A backup cannot upgrade to primary until it finished receiving the entire state from the old primary. It must wait and hope that even if the old primary appears as dead to the system, it is still sending the state. But if the primary really died, the alternatives do not look good: remain stuck, or start with incomplete state, thus data loss.
The network is unreliable. The messages get lost, delayed, duplicated (replayed). You don’t want the backup applying old state because it received a message from the “past”. And what does the backup do when it receives a message from the “future”?
While this is not a lab concern, in real-world, for a newly started backup, how do you transfer efficiently say 3TB of state from the primary to the standby, while having the primary under heavy load? How much time will the primary and thus the entire system be unavailable for handling operations?

Solutions

The lab points to Viewstamped Replication (VR) as a solution to improve on the above-mentioned downsides.

VR can maintain multiple backups, and backups can talk to each other. The primary and the backups are called replicas.

Thus, VR can be scaled to improve availability by adding replicas, and the system remains available as long as there is a quorum of healthy replicas.

Multiple backups means the primary must now talk to even more machines for each client operation, but the good news is that the talking to backups can be done in parallel, with minimal overhead from the single backup case.

Several optimizations mentioned in the VR paper address the problems mentioned above:

Receive the application state on a recovering replica from any other replica, not just the primary. A Merkel Tree can be used on each replica for efficient state transfer with large application states.
Clone the disk of an up-to-date replica and install it on a replica that has been disconnected for too long - now that’s an interesting one for the 3TB concern above.
Batch commands sent from primary to backups to improve the severe performance loss from handling commands one by one mentioned above.
Use leases to implement efficient reads from the primary only, without the danger of split-brain.
Relax consistency requirements to implement efficient reads from backups as a load-balancing mechanism, while maintaining causality.

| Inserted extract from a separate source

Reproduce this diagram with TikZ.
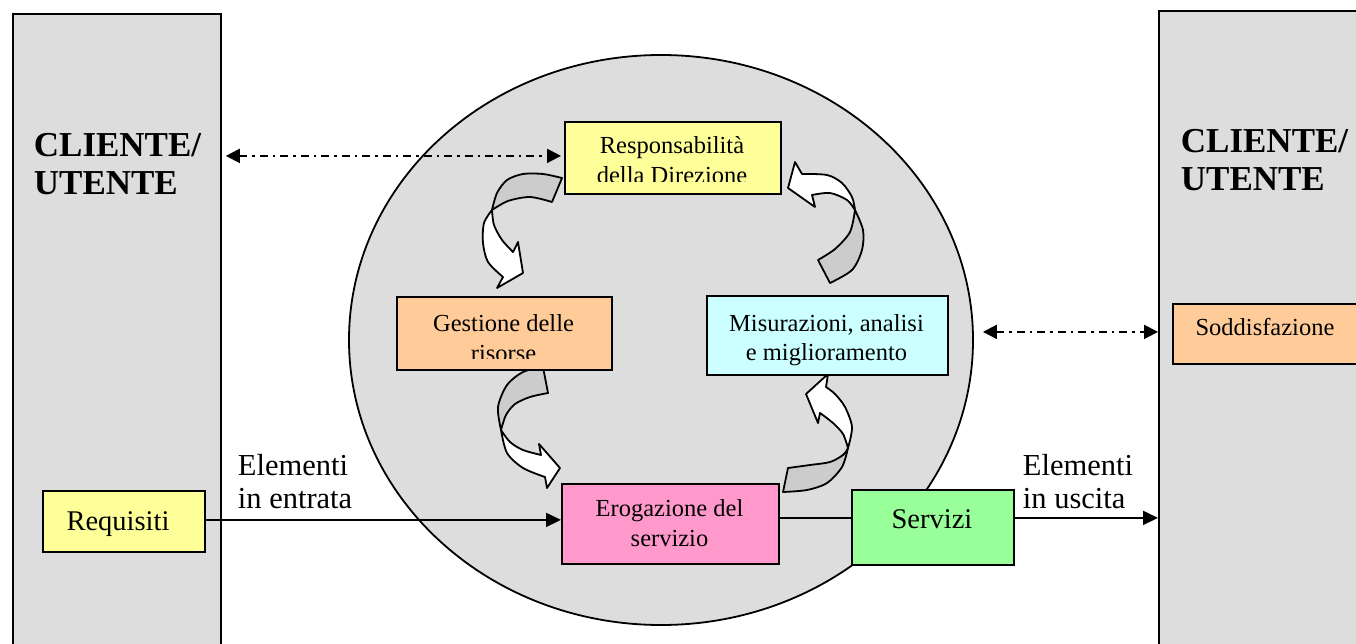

AWS RDS primary-backup solutions

Let’s visit the AWS RDS primary-backup solutions in light of the previous findings:

Multi-AZ DB instance deployments - single backup, synchronous replication, just like in the lab. Knowing what I know now, I would strongly avoid it. And the AWS documentation does warn about “increased write and commit latency”. But without awareness of possible issues and explicitly looking for limitations, it is easy to miss the warnings.
Multi-AZ DB cluster deployments - two readable backups, asynchronous replication, thus better performance. But asynchronous replication means possibility of data loss, if primary dies while there is replica lag. Thus, I would still avoid it.
Aurora DB cluster: Aurora decouples compute (the db instances) from storage. The storage is shared between the primary and the read replicas. Any writes from the primary are seen nearly instantly by read replicas, thus any read replica can quickly promote to primary. The hard part of synchronous state replication is pushed to the storage layer, with a good description in Introducing the Aurora Storage Engine. The data is replicated to 6 storage nodes. The storage can serve reads if there are at least 3 nodes up and writes if there are at least 4 nodes up. Quorum usage and replicas recovering from surrounding replicas are ideas we also saw in the Viewstamped Replication protocol. This is the option I would recommend. The main reason is that the system has a single mode of operation (storage replication happens regardless if you use read replicas or not), and thus performance is predictable.

Takeaway

A primary-backup mechanism will not solve your database availability problems for free. It comes with trade-offs in terms of accepting and dealing with performance loss, availability loss under network partitions, even data loss. Study carefully the primary-standby documentation of your database and hunt for downsides.

DSlabs is the best resource I found so far to learn distributed systems concepts and algorithms by doing instead of just reading. Give it a try if you have an interest in distributed systems.